When we are devoting an entire issue to the laws and regulations impacting campus card programs, it may seem odd for the editorial to question if it’s even worth worrying about … but is it? The industry has been batting many of these issues around for more than a decade.
Are we violating privacy as set forth in the Buckley Amendment? Will our programs be squashed for violating Reg E? Are we competing unfairly with local business by restricting where our cards can be used?
The list goes on and on–and often it seems the same old debate goes on and on with it. Since I first began covering these regulations back in 1995, I have had my cursory annual calls with the Department of Education, the Federal Reserve Board, and several other regulatory bodies. I have attended hearings in Washington when “major revisions” were being considered to one of these issues. But as I prepared with our editorial team to put together this month’s issue, I was again struck with just how little has changed.

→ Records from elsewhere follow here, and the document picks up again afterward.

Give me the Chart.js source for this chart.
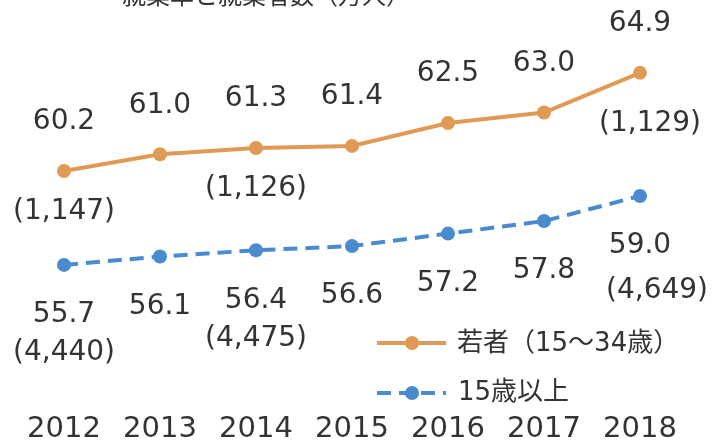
<!DOCTYPE html>
<html>
<head>
<meta charset="utf-8">
<script src="https://cdn.jsdelivr.net/npm/chart.js@4"></script>
<style>
html,body{margin:0;padding:0;background:#fff;}
#wrap{width:713px;height:446px;}
</style>
</head>
<body>
<div id="wrap"><canvas id="c" width="713" height="446"></canvas></div>
<script>
// ---- data ----
const years = ["2012","2013","2014","2015","2016","2017","2018"];
const youthRate = [60.2, 61.0, 61.3, 61.4, 62.5, 63.0, 64.9];
const allRate = [55.7, 56.1, 56.4, 56.6, 57.2, 57.8, 59.0];
const youthWorkers = [1147, null, 1126, null, null, null, 1129];
const allWorkers = [4440, null, 4475, null, null, null, 4649];
const youthLabel = "若者（15～34歳）";
const allLabel = "15歳以上";
const titleText = "就業率と就業者数（万人）";

const ORANGE = "#E09A55";
const BLUE = "#4A8ACF";
const TEXT = "#333333";
const NUMFONT = '"DejaVu Sans", "Noto Sans CJK JP", sans-serif';

function fmt(n){ return "(" + n.toLocaleString("en-US") + ")"; }

const labelPlugin = {
  id: "labels",
  afterDatasetsDraw(chart) {
    const ctx = chart.ctx;
    ctx.save();
    ctx.fillStyle = TEXT;
    ctx.textAlign = "center";
    ctx.textBaseline = "middle";
    ctx.font = "28px " + NUMFONT;
    const m0 = chart.getDatasetMeta(0).data;
    const m1 = chart.getDatasetMeta(1).data;
    m0.forEach((p, i) => {
      ctx.fillText(youthRate[i].toFixed(1), p.x, p.y - 49);
      if (youthWorkers[i] != null) {
        const last = i === years.length - 1;
        ctx.fillText(fmt(youthWorkers[i]), p.x + (last ? 10 : 0), p.y + (last ? 51 : 41));
      }
    });
    m1.forEach((p, i) => {
      const last = i === years.length - 1;
      ctx.fillText(allRate[i].toFixed(1), p.x, p.y + 50);
      if (allWorkers[i] != null) {
        ctx.fillText(fmt(allWorkers[i]), p.x + (last ? 17 : 0), p.y + (last ? 95 : 88));
      }
    });

    // title (cut at top)
    ctx.font = '24px "Noto Sans CJK JP", sans-serif';
    ctx.fillText(titleText, 266, -5);

    // legend
    const lx0 = 377, lx1 = 446, mx = 412;
    ctx.strokeStyle = ORANGE; ctx.lineWidth = 4;
    ctx.beginPath(); ctx.moveTo(lx0, 343); ctx.lineTo(lx1, 343); ctx.stroke();
    ctx.fillStyle = ORANGE;
    ctx.beginPath(); ctx.arc(mx, 343, 7, 0, Math.PI * 2); ctx.fill();
    ctx.strokeStyle = BLUE; ctx.setLineDash([14, 8]);
    ctx.beginPath(); ctx.moveTo(lx0, 393); ctx.lineTo(lx1, 393); ctx.stroke();
    ctx.setLineDash([]);
    ctx.fillStyle = BLUE;
    ctx.beginPath(); ctx.arc(mx, 393, 7, 0, Math.PI * 2); ctx.fill();
    ctx.fillStyle = TEXT;
    ctx.textAlign = "left";
    ctx.font = "26px " + NUMFONT;
    ctx.fillText(youthLabel, 457, 344);
    ctx.fillText(allLabel, 458, 393);
    ctx.restore();
  }
};

new Chart(document.getElementById("c"), {
  type: "line",
  data: {
    labels: years,
    datasets: [
      {
        label: youthLabel, data: youthRate,
        borderColor: ORANGE, backgroundColor: ORANGE,
        borderWidth: 4, pointRadius: 7, pointBackgroundColor: ORANGE,
        pointBorderWidth: 0, tension: 0
      },
      {
        label: allLabel, data: allRate,
        borderColor: BLUE, backgroundColor: BLUE,
        borderWidth: 4, borderDash: [14, 8], pointRadius: 7, pointBackgroundColor: BLUE,
        pointBorderWidth: 0, tension: 0
      }
    ]
  },
  options: {
    responsive: false,
    animation: false,
    devicePixelRatio: 1,
    layout: { padding: { left: 16, right: 25, top: 29, bottom: 0 } },
    plugins: { legend: { display: false }, tooltip: { enabled: false }, title: { display: false } },
    scales: {
      x: {
        offset: true,
        grid: { display: false, drawTicks: false },
        border: { display: false },
        ticks: { color: TEXT, font: { size: 29, family: NUMFONT, lineHeight: 1.2 }, padding: 49, maxRotation: 0, autoSkip: false },
        afterFit(scale) {
          scale.height = 83;
          scale.paddingLeft = 0;
          scale.paddingRight = 0;
        }
      },
      y: { display: false, min: 51, max: 67 }
    }
  },
  plugins: [labelPlugin]
});
</script>
</body>
</html>
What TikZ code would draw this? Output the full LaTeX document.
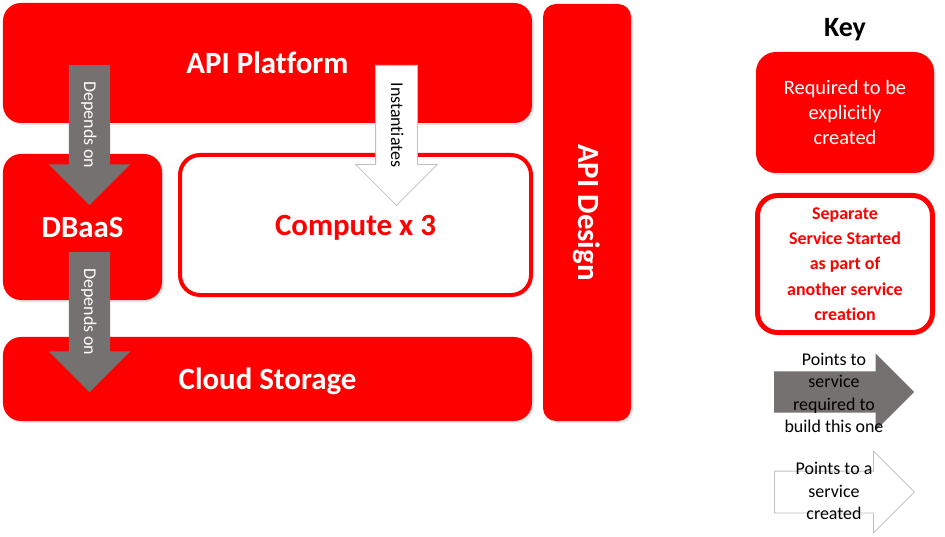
\documentclass[tikz,border=0pt]{standalone}
\usepackage{fontspec}
\setmainfont[Ligatures=NoCommon]{Carlito}
\usetikzlibrary{shapes.arrows,shadows}

\definecolor{boxred}{RGB}{255,0,0}
\definecolor{arrowgrey}{RGB}{118,113,113}
\definecolor{edgegrey}{RGB}{191,191,191}

\tikzset{
  service/.style={rounded corners=18bp, fill=boxred, text=white,
    drop shadow={shadow xshift=2bp, shadow yshift=-2bp, opacity=0.2}},
  started/.style={rounded corners=20bp, draw=boxred, line width=4bp, fill=white, text=boxred,
    drop shadow={shadow xshift=2bp, shadow yshift=-2bp, opacity=0.2}},
  bigname/.style={font=\bfseries\fontsize{31}{36}\selectfont, text depth=0pt},
  blockarrow/.style={single arrow, minimum height=140bp, single arrow head extend=20bp,
    inner sep=0pt, text height=26bp, text depth=15bp, font=\fontsize{18}{20}\selectfont},
  needs/.style={blockarrow, fill=arrowgrey, text=white},
  creates/.style={blockarrow, fill=white, draw=edgegrey, line width=0.8bp, text=black},
  legend/.style={align=center, font=\fontsize{18}{22.5}\selectfont}
}

\begin{document}
\begin{tikzpicture}[x=1bp,y=-1bp]

  \useasboundingbox (0,0) rectangle (945,537);

  % services
  \node[service, bigname, minimum width=529bp, minimum height=120bp] (platform) at (267.5,63) {API Platform};
  \node[service, bigname, minimum width=159bp, minimum height=146bp] (dbaas) at (82.5,227) {DBaaS};
  \node[started, bigname, minimum width=351bp, minimum height=140bp] (compute) at (355.5,225) {Compute x 3};
  \node[service, bigname, minimum width=529bp, minimum height=84bp] (storage) at (267.5,379) {Cloud Storage};
  \node[service, rounded corners=13bp, minimum width=88bp, minimum height=417bp,
    font=\bfseries\fontsize{31}{36}\selectfont] (design) at (587,212.5) {\rotatebox{-90}{API Design}};

  % dependencies
  \node[needs, rotate=-90, anchor=tail] (platformdbaas) at (89.5,65) {Depends on};
  \node[needs, rotate=-90, anchor=tail] (dbaasstorage) at (89.5,252) {Depends on};
  \node[creates, rotate=-90, anchor=tail] (platformcompute) at (396.5,65) {Instantiates};

  % key
  \node[font=\bfseries\fontsize{28}{32}\selectfont] (key) at (845,30) {Key};
  \node[service, rounded corners=20bp, minimum width=178bp, minimum height=121bp, align=center,
    font=\fontsize{20.5}{25}\selectfont] (keyservice) at (845,112.5) {Required to be\\explicitly\\created};
  \node[started, line width=5bp, minimum width=175bp, minimum height=137bp, align=center,
    font=\bfseries\fontsize{18}{25.3}\selectfont] (keystarted) at (845,264) {Separate\\Service Started\\as part of\\another service\\creation};
  \node[needs, anchor=tail, single arrow head extend=18bp] (keyneeds) at (774,392) {};
  \node[legend] (keyneedstext) at (834,393) {Points to\\service\\required to\\build this one};
  \node[creates, anchor=tail] (keycreates) at (774,492) {};
  \node[legend] (keycreatestext) at (834,491) {Points to a\\service\\created};

\end{tikzpicture}
\end{document}
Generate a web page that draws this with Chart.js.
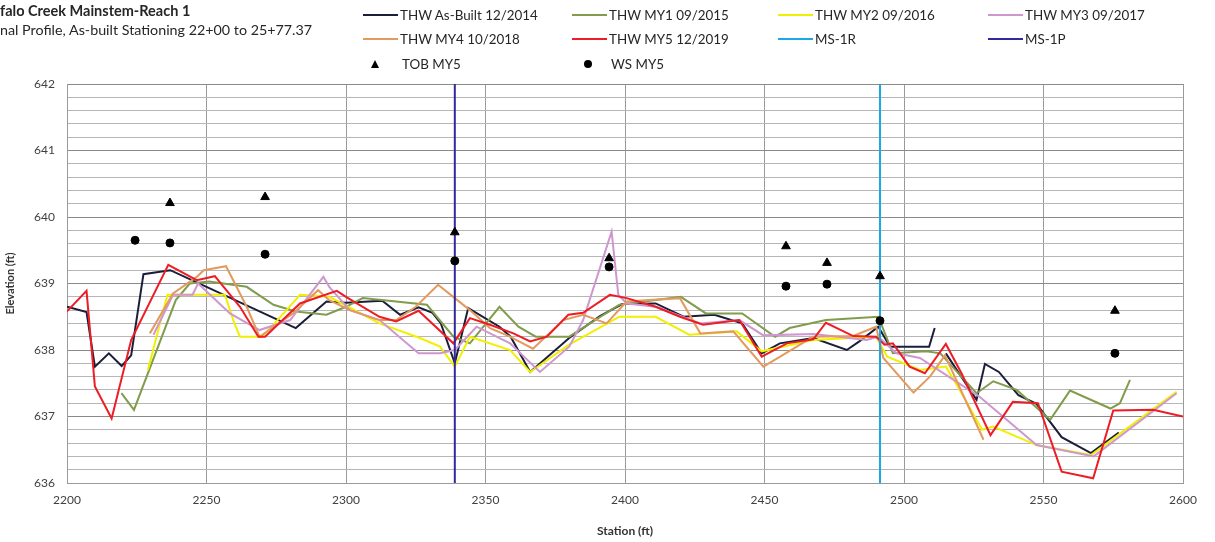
<!DOCTYPE html>
<html>
<head>
<meta charset="utf-8">
<script src="https://cdn.jsdelivr.net/npm/chart.js@4.4.1/dist/chart.umd.min.js"></script>
<style>
  html, body { margin: 0; padding: 0; background: #fff; }
  #wrap { position: relative; width: 1215px; height: 542px; overflow: hidden; font-family: Lato, "Open Sans", sans-serif; color: #262626; }
  #chart { position: absolute; left: 0; top: 0; }
  .title1 { position: absolute; left: 0; top: 2px; font-size: 14.5px; font-weight: bold; }
  .title2 { position: absolute; left: 0; top: 21px; font-size: 14.3px; }
  #legend { position: absolute; left: 0; top: 0; width: 1215px; height: 80px; }
  .item { position: absolute; display: flex; align-items: center; font-size: 13.4px; height: 18px; }
  .swatch { width: 35px; height: 2px; margin-right: 2px; }
  .mark { width: 35px; height: 18px; margin-right: 4px; position: relative; }
  .tri { position: absolute; left: 8px; top: 5px; width: 0; height: 0; border-left: 4px solid transparent; border-right: 4px solid transparent; border-bottom: 8px solid #000; }
  .dot { position: absolute; left: 12px; top: 5px; width: 8px; height: 8px; border-radius: 50%; background: #000; }
</style>
</head>
<body>
<div id="wrap">
  <canvas id="chart" width="1215" height="542"></canvas>
  <div class="title1">falo Creek Mainstem-Reach 1</div>
  <div class="title2">nal Profile, As-built Stationing 22+00 to 25+77.37</div>
  <div id="legend"></div>
</div>
<script>
// stations (ft) and thalweg elevations (ft)
const asBuiltSta = [2200, 2207, 2210, 2215, 2219.6, 2223, 2227.4, 2237, 2250, 2269, 2282, 2293, 2300, 2313, 2319.4, 2326, 2331, 2334, 2339, 2343.8, 2355, 2359, 2366, 2380, 2391, 2399, 2411, 2421, 2432, 2442, 2449, 2455.5, 2467.5, 2479.5, 2484, 2490.8, 2495, 2509, 2511, 2512, 2515, 2526, 2529, 2534, 2541, 2547.5, 2556.5, 2567, 2577]
const asBuiltElev = [638.65, 638.57, 637.75, 637.95, 637.76, 637.92, 639.14, 639.2, 638.95, 638.58, 638.33, 638.73, 638.71, 638.74, 638.53, 638.64, 638.56, 638.4, 637.8, 638.63, 638.35, 638.2, 637.67, 638.18, 638.51, 638.69, 638.7, 638.5, 638.53, 638.4, 637.95, 638.1, 638.18, 638.0, 638.13, 638.35, 638.05, 638.05, 638.33, null, 637.95, 637.25, 637.79, 637.67, 637.32, 637.19, 636.69, 636.45, 636.76]

const my1Sta = [2219.5, 2224, 2239, 2244, 2251, 2264.4, 2274, 2282, 2293, 2300, 2306, 2329, 2338.5, 2344.4, 2355, 2361.8, 2368, 2380, 2398, 2420, 2429, 2442, 2453.8, 2459, 2472, 2490.8, 2496, 2508, 2513, 2526, 2532, 2540.4, 2552.4, 2559.5, 2574, 2577.4, 2581]
const my1Elev = [637.35, 637.1, 638.75, 639.0, 639.03, 638.95, 638.68, 638.58, 638.53, 638.65, 638.78, 638.68, 638.2, 638.1, 638.65, 638.35, 638.2, 638.2, 638.68, 638.8, 638.55, 638.55, 638.2, 638.33, 638.45, 638.5, 637.95, 637.98, 637.95, 637.35, 637.53, 637.4, 636.95, 637.39, 637.12, 637.2, 637.55]

const my2Sta = [2229, 2236, 2256.6, 2260, 2262, 2270, 2278.7, 2283.5, 2294, 2312, 2326.5, 2333.7, 2339, 2344.4, 2358.8, 2366, 2380, 2398, 2411, 2423, 2440, 2449, 2467.5, 2490, 2494, 2505.7, 2515, 2520, 2528, 2532, 2547.5, 2567, 2597.7]
const my2Elev = [637.7, 638.83, 638.83, 638.4, 638.2, 638.2, 638.6, 638.83, 638.8, 638.4, 638.18, 638.05, 637.75, 638.2, 638.0, 637.67, 638.08, 638.5, 638.5, 638.23, 638.28, 637.98, 638.15, 638.2, 637.9, 637.7, 637.75, 637.4, 636.8, 636.85, 636.57, 636.42, 637.37]

const my3Sta = [2231, 2238, 2245, 2247, 2258.4, 2269, 2280, 2291.9, 2294, 2301.4, 2312, 2326, 2333.7, 2339, 2346.8, 2358.8, 2369.5, 2380, 2385, 2395.2, 2397.6, 2400.6, 2411, 2427, 2441, 2449.6, 2467.5, 2486.6, 2490.7, 2497.3, 2505.7, 2527, 2532.6, 2547.5, 2568, 2597.7]
const my3Elev = [638.23, 638.83, 638.83, 639.0, 638.55, 638.3, 638.45, 639.1, 638.95, 638.6, 638.45, 637.95, 637.95, 638.0, 638.35, 638.1, 637.67, 638.05, 638.45, 639.78, 638.83, 638.7, 638.65, 638.4, 638.45, 638.22, 638.24, 638.15, 638.2, 637.95, 637.88, 637.3, 637.1, 636.57, 636.4, 637.35]

const my4Sta = [2229.7, 2238, 2246.5, 2249, 2257, 2264.4, 2269, 2281, 2290, 2294, 2301.4, 2312, 2318, 2325, 2333, 2339, 2344.4, 2351.6, 2358.8, 2367, 2377.9, 2385, 2393.4, 2400.6, 2419.7, 2427, 2438.8, 2449.6, 2467.5, 2481.8, 2490, 2492.6, 2503.4, 2509.3, 2514.7, 2528.5]
const my4Elev = [638.25, 638.85, 639.1, 639.2, 639.26, 638.65, 638.2, 638.55, 638.9, 638.75, 638.6, 638.45, 638.45, 638.65, 638.98, 638.78, 638.6, 638.33, 638.2, 638.02, 638.45, 638.53, 638.4, 638.73, 638.78, 638.25, 638.28, 637.75, 638.2, 638.21, 638.35, 637.88, 637.36, 637.6, 637.92, 636.65]

const my5Sta = [2200, 2207, 2210, 2216, 2223, 2236.3, 2246.5, 2253, 2262, 2268.6, 2271, 2283.5, 2296.7, 2300, 2312, 2318, 2326, 2338.5, 2344.4, 2351.6, 2360, 2366, 2372, 2379.7, 2385, 2394.6, 2400.6, 2411, 2419.7, 2428, 2441, 2449, 2458, 2467.5, 2472, 2481.8, 2490, 2493, 2496, 2502, 2507.5, 2515, 2520.6, 2531, 2539, 2548, 2556.5, 2567.8, 2575, 2589.3, 2600]
const my5Elev = [638.58, 638.89, 637.45, 636.97, 638.15, 639.28, 639.05, 639.11, 638.65, 638.2, 638.2, 638.7, 638.89, 638.8, 638.5, 638.43, 638.59, 638.1, 638.48, 638.38, 638.25, 638.13, 638.2, 638.53, 638.56, 638.83, 638.78, 638.65, 638.5, 638.38, 638.45, 637.9, 638.1, 638.16, 638.41, 638.21, 638.2, 638.08, 638.1, 637.75, 637.65, 638.09, 637.65, 636.72, 637.22, 637.2, 636.17, 636.07, 637.09, 637.1, 637.0]

// top of bank / water surface survey points
const tobSta = [2236.9, 2271, 2339, 2394.3, 2457.7, 2472.4, 2491.4, 2575.6]
const tobElev = [640.21, 640.3, 639.77, 639.38, 639.56, 639.31, 639.11, 638.59]
const wsSta = [2224.4, 2236.9, 2271, 2339, 2394.3, 2457.7, 2472.4, 2491.4, 2575.6]
const wsElev = [639.65, 639.61, 639.44, 639.34, 639.25, 638.96, 638.99, 638.44, 637.95]

// monitoring stations (vertical markers)
const ms1rSta = 2491.4
const ms1pSta = 2339
const elevRange = [636, 642]
const stationTicks = [2200, 2600, 50]

const pts = (sta, elev) => sta.map((s, i) => ({ x: s, y: elev[i] }))
const vline = s => elevRange.map(e => ({ x: s, y: e }))

const line = (label, data, color, order) => ({
  type: 'line', label, data, borderColor: color, backgroundColor: color,
  borderWidth: 2, pointRadius: 0, tension: 0, spanGaps: false, order
})

const datasets = [
  line('THW As-Built 12/2014', pts(asBuiltSta, asBuiltElev), '#1b1e3a', 7),
  line('THW MY1 09/2015', pts(my1Sta, my1Elev), '#809c4c', 6),
  line('THW MY2 09/2016', pts(my2Sta, my2Elev), '#f0f000', 5),
  line('THW MY3 09/2017', pts(my3Sta, my3Elev), '#cf97cf', 4),
  line('THW MY4 10/2018', pts(my4Sta, my4Elev), '#e39a5e', 3),
  line('THW MY5 12/2019', pts(my5Sta, my5Elev), '#ee1c25', 2),
  line('MS-1R', vline(ms1rSta), '#1ea7e6', 1),
  line('MS-1P', vline(ms1pSta), '#33299a', 1),
  { type: 'scatter', label: 'TOB MY5', data: pts(tobSta, tobElev), pointStyle: 'triangle', pointRadius: 5, backgroundColor: '#000', borderColor: '#000', order: 0 },
  { type: 'scatter', label: 'WS MY5', data: pts(wsSta, wsElev), pointStyle: 'circle', pointRadius: 4, backgroundColor: '#000', borderColor: '#000', order: 0 }
]

const isMajor = v => Math.abs(v - Math.round(v)) < 1e-6

const chart = new Chart('chart', {
  type: 'line',
  data: { datasets },
  options: {
    responsive: false,
    animation: false,
    layout: { padding: { top: 84, right: 32, left: 0, bottom: 0 } },
    plugins: { legend: { display: false }, tooltip: { enabled: false } },
    scales: {
      x: {
        type: 'linear', min: stationTicks[0], max: stationTicks[1],
        ticks: { stepSize: stationTicks[2], padding: 10, color: '#404040', font: { family: 'Lato', size: 12 }, callback: v => String(v) },
        grid: { color: '#9a9a9a', drawTicks: false },
        border: { color: '#9a9a9a' },
        title: { display: true, text: 'Station (ft)', color: '#333', font: { family: 'Lato', size: 12, weight: 'bold' }, padding: { top: 4 } },
        afterFit: s => { s.height = 59 }
      },
      y: {
        min: elevRange[0], max: elevRange[1],
        ticks: {
          stepSize: 0.2, autoSkip: false, padding: 12, color: '#404040', font: { family: 'Lato', size: 12 },
          callback: v => isMajor(v) ? String(Math.round(v)) : ''
        },
        grid: { color: c => isMajor(c.tick.value) ? '#8a8a8a' : '#b6b6b6', drawTicks: false },
        border: { color: '#9a9a9a' },
        title: { display: true, text: 'Elevation (ft)', color: '#333', font: { family: 'Lato', size: 11, weight: 'bold' } },
        afterFit: s => { s.width = 67 }
      }
    }
  }
})

// legend laid out as a 4-column grid like the spreadsheet one
const legendCols = [363, 572, 778, 988]
const legendRows = [6, 30, 55]
const legendEl = document.getElementById('legend')
chart.data.datasets.forEach((ds, i) => {
  const item = document.createElement('div')
  item.className = 'item'
  item.style.left = legendCols[i % 4] + 'px'
  item.style.top = legendRows[Math.floor(i / 4)] + 'px'
  if (ds.type === 'scatter') {
    const m = document.createElement('div')
    m.className = 'mark'
    const shape = document.createElement('div')
    shape.className = ds.pointStyle === 'triangle' ? 'tri' : 'dot'
    m.appendChild(shape)
    item.appendChild(m)
  } else {
    const sw = document.createElement('div')
    sw.className = 'swatch'
    sw.style.background = ds.borderColor
    item.appendChild(sw)
  }
  const t = document.createElement('span')
  t.textContent = ds.label
  item.appendChild(t)
  legendEl.appendChild(item)
})
</script>
</body>
</html>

Secretly I hoped to find that someone had been incarcerated (or at least sent to his room) for violating some crucial new reg. But it would seem that not even a hand has been slapped in recent years–begging the question: Why worry about these rules at all?
As you read the collection of regulatory articles that follow remember this and the answer may become clear. Without exception, these laws were put in place to protect the freedom, privacy, and security of the little guy from abuse by the bigger guy. And while this may sometimes make your job a bit more cumbersome or add red tape to a process, that is what we as Americans believe in and what we write laws to maintain.